▸ **Task**
Omit the pictures and print exactly the lines of the listing below, starting at the first and ending at the line containing "plt.rcParams['font.family'] = ['Liberation".

====

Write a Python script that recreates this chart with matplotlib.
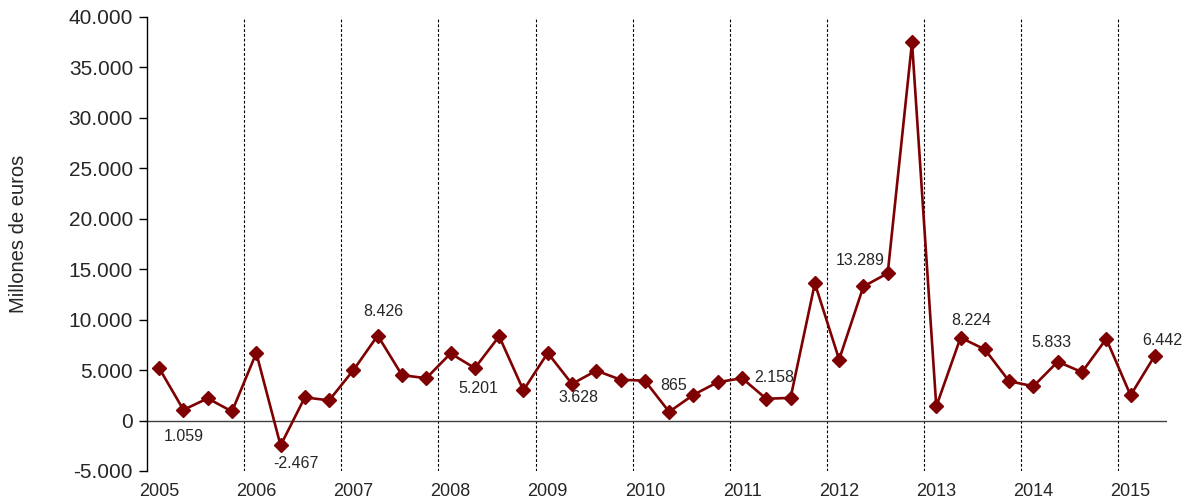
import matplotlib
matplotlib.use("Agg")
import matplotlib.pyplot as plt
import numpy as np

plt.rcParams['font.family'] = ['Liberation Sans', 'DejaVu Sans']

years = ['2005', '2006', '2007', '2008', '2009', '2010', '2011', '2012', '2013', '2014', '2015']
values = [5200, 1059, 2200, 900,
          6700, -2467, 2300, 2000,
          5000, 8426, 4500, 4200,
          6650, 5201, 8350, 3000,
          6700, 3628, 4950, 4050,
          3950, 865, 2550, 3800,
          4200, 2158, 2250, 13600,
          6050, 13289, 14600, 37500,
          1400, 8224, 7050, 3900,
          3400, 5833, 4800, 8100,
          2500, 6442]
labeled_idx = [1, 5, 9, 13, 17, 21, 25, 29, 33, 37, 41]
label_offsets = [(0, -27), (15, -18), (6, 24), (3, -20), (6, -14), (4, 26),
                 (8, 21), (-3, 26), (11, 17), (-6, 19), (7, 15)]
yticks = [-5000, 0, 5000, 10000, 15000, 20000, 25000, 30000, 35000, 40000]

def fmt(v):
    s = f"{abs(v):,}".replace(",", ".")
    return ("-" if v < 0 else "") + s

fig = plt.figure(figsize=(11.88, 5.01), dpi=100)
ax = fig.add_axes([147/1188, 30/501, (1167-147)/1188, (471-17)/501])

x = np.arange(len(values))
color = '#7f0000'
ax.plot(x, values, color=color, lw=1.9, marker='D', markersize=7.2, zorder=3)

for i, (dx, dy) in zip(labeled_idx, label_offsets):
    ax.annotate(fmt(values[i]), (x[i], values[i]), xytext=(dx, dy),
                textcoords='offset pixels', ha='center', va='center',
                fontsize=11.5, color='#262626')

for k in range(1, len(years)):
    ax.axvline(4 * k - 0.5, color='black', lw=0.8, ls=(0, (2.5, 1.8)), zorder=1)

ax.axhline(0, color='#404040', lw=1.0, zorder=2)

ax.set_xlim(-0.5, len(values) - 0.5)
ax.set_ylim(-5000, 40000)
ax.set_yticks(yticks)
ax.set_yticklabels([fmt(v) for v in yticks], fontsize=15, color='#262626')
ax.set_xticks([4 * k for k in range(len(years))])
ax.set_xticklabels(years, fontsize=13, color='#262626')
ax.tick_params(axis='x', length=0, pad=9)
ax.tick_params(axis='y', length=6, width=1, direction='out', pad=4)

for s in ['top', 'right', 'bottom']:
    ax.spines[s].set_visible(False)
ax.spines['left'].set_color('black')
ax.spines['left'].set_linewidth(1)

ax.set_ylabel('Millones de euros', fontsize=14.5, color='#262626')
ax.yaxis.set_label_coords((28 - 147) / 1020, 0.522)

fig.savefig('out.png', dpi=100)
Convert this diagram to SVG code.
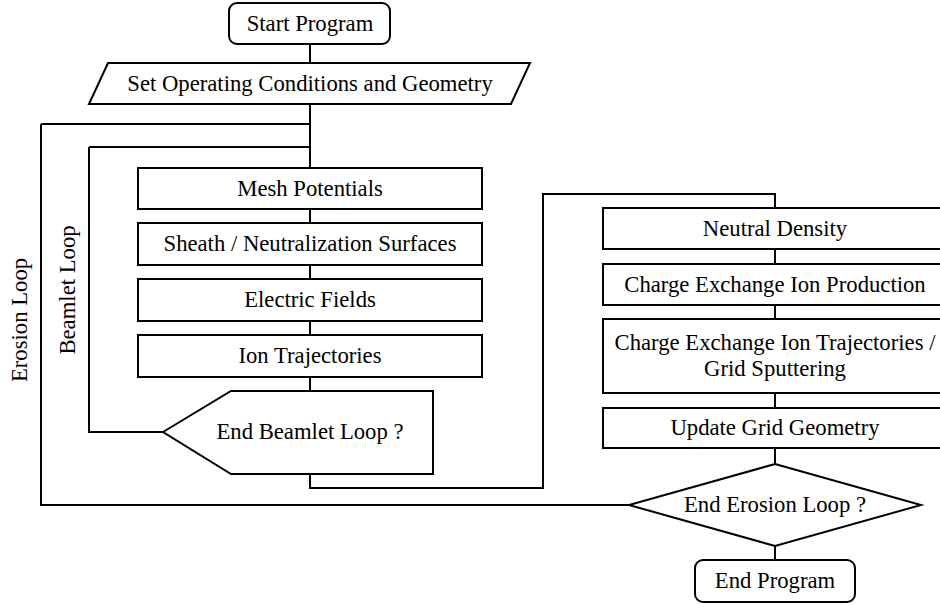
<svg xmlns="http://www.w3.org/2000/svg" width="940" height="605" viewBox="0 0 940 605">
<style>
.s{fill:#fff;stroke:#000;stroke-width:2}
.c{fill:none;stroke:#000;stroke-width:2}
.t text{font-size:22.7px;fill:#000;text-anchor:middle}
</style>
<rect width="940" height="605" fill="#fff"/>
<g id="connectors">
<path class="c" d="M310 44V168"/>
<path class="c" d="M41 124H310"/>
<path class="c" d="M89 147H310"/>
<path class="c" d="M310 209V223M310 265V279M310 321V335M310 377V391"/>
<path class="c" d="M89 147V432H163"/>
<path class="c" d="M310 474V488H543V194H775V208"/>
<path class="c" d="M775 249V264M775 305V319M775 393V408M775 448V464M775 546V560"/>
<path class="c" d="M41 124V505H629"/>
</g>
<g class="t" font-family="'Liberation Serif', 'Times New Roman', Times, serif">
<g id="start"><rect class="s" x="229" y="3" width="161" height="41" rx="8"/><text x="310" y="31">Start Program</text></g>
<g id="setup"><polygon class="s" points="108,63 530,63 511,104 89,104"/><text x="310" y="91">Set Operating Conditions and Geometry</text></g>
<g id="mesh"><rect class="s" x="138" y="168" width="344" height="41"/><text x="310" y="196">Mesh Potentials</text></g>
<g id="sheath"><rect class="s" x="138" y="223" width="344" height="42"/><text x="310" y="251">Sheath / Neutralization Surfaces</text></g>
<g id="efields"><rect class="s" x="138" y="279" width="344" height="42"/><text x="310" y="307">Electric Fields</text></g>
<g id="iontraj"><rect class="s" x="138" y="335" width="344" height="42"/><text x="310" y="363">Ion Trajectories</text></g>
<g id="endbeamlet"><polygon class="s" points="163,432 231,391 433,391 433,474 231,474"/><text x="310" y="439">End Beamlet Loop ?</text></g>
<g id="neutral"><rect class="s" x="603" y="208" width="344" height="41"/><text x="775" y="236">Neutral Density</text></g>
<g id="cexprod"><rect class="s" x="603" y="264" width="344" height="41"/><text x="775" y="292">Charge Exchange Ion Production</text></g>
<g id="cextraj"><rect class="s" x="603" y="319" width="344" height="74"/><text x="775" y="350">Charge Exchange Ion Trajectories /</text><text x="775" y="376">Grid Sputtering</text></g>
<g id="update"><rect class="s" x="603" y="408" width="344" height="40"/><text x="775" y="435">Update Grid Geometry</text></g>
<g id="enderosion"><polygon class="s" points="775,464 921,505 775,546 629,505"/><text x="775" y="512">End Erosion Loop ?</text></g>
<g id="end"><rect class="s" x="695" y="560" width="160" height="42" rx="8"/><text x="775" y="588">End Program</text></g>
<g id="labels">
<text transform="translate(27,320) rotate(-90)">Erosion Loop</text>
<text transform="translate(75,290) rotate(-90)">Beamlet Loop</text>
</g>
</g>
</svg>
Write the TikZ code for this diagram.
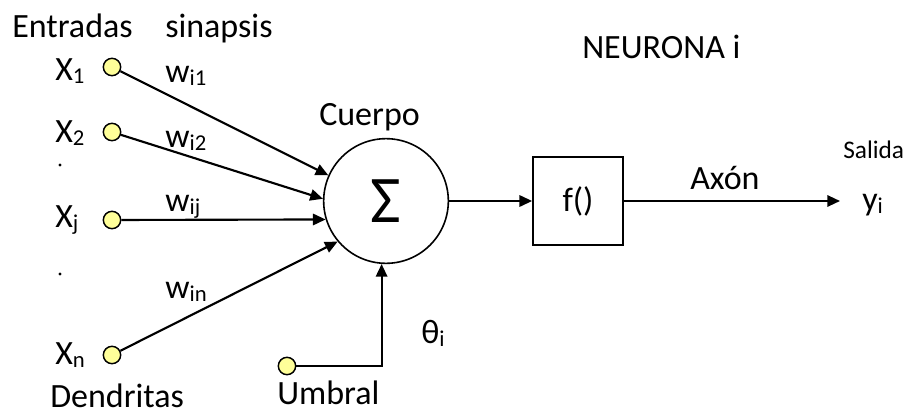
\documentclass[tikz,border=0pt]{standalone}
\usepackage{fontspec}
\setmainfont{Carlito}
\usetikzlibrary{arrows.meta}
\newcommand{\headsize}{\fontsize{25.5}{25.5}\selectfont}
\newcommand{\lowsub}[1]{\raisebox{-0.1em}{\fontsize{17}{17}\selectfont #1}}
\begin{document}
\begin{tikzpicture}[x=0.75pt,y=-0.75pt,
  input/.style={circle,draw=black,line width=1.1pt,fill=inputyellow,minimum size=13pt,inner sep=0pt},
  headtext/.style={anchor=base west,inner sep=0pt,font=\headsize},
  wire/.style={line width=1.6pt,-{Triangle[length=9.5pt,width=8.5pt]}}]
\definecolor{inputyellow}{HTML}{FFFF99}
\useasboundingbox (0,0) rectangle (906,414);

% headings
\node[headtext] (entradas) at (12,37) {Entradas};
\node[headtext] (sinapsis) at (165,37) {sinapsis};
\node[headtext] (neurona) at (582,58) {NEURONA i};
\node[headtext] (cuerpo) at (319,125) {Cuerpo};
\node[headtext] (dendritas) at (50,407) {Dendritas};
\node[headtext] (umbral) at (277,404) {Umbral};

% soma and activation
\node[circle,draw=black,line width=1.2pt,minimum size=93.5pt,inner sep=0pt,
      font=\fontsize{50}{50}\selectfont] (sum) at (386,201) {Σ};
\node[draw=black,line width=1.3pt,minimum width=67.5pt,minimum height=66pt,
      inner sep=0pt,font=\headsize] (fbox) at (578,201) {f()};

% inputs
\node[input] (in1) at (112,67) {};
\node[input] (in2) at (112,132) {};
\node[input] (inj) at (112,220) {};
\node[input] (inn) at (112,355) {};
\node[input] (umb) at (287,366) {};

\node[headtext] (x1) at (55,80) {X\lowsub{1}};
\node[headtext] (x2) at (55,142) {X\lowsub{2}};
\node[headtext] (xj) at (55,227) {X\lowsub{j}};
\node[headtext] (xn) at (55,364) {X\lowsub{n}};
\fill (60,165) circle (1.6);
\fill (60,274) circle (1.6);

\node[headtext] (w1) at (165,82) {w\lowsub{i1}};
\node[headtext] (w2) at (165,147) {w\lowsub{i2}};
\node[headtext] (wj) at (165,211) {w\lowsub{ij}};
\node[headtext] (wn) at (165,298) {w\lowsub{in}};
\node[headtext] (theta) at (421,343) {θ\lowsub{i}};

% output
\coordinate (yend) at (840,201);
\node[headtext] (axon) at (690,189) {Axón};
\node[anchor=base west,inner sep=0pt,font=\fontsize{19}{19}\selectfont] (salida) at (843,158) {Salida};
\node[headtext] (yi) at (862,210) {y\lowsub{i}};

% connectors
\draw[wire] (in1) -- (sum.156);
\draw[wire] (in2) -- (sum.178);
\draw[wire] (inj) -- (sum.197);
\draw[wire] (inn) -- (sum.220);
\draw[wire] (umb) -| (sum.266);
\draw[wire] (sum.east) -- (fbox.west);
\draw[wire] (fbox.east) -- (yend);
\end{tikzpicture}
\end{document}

====

▸ **Response**
Write a Python script that recreates this chart with matplotlib.
import matplotlib
matplotlib.use("Agg")
import matplotlib.pyplot as plt
import numpy as np

plt.rcParams['font.family'] = ['Liberation Sans', 'DejaVu Sans']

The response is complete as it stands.